OBJECTIVE :: The records below must be written out exactly, with every picture left behind.

(Source code of charts)
-=-=-=-=-
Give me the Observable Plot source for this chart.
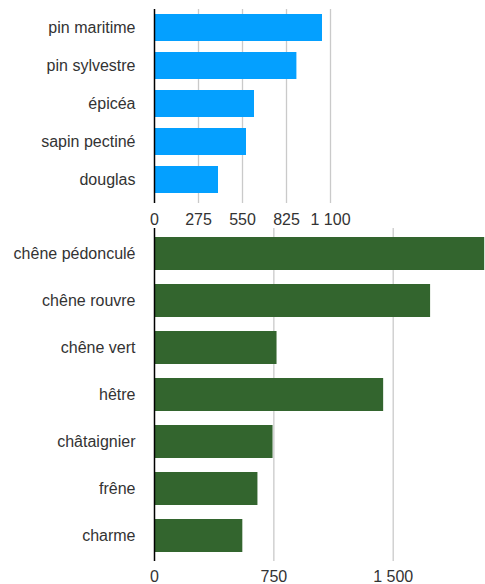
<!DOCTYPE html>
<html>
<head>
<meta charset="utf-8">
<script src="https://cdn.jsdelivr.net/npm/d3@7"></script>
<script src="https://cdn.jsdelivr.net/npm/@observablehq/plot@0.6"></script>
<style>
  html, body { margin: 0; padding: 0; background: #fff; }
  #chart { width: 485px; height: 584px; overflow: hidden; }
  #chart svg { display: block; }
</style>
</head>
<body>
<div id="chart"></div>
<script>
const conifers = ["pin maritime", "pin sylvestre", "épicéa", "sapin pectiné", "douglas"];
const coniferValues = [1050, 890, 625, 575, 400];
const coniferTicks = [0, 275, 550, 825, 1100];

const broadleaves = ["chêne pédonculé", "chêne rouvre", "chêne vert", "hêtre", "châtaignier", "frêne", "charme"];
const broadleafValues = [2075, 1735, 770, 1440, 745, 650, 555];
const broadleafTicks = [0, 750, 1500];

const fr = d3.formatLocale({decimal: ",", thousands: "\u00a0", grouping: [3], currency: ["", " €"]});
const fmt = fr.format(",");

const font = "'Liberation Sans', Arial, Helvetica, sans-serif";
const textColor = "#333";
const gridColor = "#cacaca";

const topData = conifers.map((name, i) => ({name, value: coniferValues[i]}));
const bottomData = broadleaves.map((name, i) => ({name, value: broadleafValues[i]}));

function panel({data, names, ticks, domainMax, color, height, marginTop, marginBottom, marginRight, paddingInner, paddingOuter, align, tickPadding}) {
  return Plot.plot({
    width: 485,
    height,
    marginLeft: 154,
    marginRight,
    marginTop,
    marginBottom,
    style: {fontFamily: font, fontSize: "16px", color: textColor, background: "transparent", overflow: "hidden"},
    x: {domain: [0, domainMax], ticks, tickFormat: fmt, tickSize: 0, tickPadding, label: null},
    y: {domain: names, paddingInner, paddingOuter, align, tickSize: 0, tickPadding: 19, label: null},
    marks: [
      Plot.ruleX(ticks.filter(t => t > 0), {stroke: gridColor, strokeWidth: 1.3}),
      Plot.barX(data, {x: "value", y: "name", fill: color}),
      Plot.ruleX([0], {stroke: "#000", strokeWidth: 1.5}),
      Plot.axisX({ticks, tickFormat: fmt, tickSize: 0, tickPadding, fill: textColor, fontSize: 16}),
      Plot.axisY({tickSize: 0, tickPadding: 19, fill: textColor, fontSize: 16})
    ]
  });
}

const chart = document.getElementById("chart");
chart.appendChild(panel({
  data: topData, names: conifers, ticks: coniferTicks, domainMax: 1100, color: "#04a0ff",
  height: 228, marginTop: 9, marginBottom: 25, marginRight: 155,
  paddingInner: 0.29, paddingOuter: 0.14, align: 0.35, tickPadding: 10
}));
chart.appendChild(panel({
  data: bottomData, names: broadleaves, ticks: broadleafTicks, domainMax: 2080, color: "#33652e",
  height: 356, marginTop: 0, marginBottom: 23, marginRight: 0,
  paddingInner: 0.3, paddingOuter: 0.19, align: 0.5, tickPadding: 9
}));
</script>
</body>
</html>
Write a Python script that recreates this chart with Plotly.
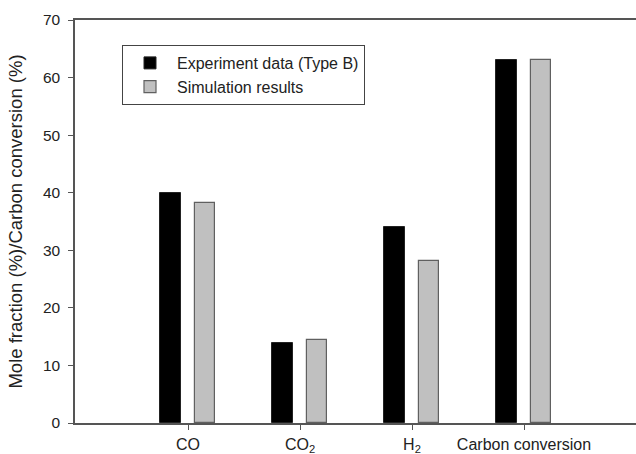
-=-=-=-=-
ANSWER FOR THE TASK ::
Give me the Observable Plot source for this chart.
<!DOCTYPE html>
<html>
<head>
<meta charset="utf-8">
<script src="https://cdn.jsdelivr.net/npm/d3@7"></script>
<script src="https://cdn.jsdelivr.net/npm/@observablehq/plot@0.6"></script>
<style>
  html, body { margin: 0; padding: 0; background: #fff; }
  #chart { width: 485px; height: 584px; overflow: hidden; }
  #chart svg { display: block; }
</style>
</head>
<body>
<div id="chart"></div>
<script>
const conifers = ["pin maritime", "pin sylvestre", "épicéa", "sapin pectiné", "douglas"];
const coniferValues = [1050, 890, 625, 575, 400];
const coniferTicks = [0, 275, 550, 825, 1100];

const broadleaves = ["chêne pédonculé", "chêne rouvre", "chêne vert", "hêtre", "châtaignier", "frêne", "charme"];
const broadleafValues = [2075, 1735, 770, 1440, 745, 650, 555];
const broadleafTicks = [0, 750, 1500];

const fr = d3.formatLocale({decimal: ",", thousands: "\u00a0", grouping: [3], currency: ["", " €"]});
const fmt = fr.format(",");

const font = "'Liberation Sans', Arial, Helvetica, sans-serif";
const textColor = "#333";
const gridColor = "#cacaca";

const topData = conifers.map((name, i) => ({name, value: coniferValues[i]}));
const bottomData = broadleaves.map((name, i) => ({name, value: broadleafValues[i]}));

function panel({data, names, ticks, domainMax, color, height, marginTop, marginBottom, marginRight, paddingInner, paddingOuter, align, tickPadding}) {
  return Plot.plot({
    width: 485,
    height,
    marginLeft: 154,
    marginRight,
    marginTop,
    marginBottom,
    style: {fontFamily: font, fontSize: "16px", color: textColor, background: "transparent", overflow: "hidden"},
    x: {domain: [0, domainMax], ticks, tickFormat: fmt, tickSize: 0, tickPadding, label: null},
    y: {domain: names, paddingInner, paddingOuter, align, tickSize: 0, tickPadding: 19, label: null},
    marks: [
      Plot.ruleX(ticks.filter(t => t > 0), {stroke: gridColor, strokeWidth: 1.3}),
      Plot.barX(data, {x: "value", y: "name", fill: color}),
      Plot.ruleX([0], {stroke: "#000", strokeWidth: 1.5}),
      Plot.axisX({ticks, tickFormat: fmt, tickSize: 0, tickPadding, fill: textColor, fontSize: 16}),
      Plot.axisY({tickSize: 0, tickPadding: 19, fill: textColor, fontSize: 16})
    ]
  });
}

const chart = document.getElementById("chart");
chart.appendChild(panel({
  data: topData, names: conifers, ticks: coniferTicks, domainMax: 1100, color: "#04a0ff",
  height: 228, marginTop: 9, marginBottom: 25, marginRight: 155,
  paddingInner: 0.29, paddingOuter: 0.14, align: 0.35, tickPadding: 10
}));
chart.appendChild(panel({
  data: bottomData, names: broadleaves, ticks: broadleafTicks, domainMax: 2080, color: "#33652e",
  height: 356, marginTop: 0, marginBottom: 23, marginRight: 0,
  paddingInner: 0.3, paddingOuter: 0.19, align: 0.5, tickPadding: 9
}));
</script>
</body>
</html>
Write a Python script that recreates this chart with Plotly.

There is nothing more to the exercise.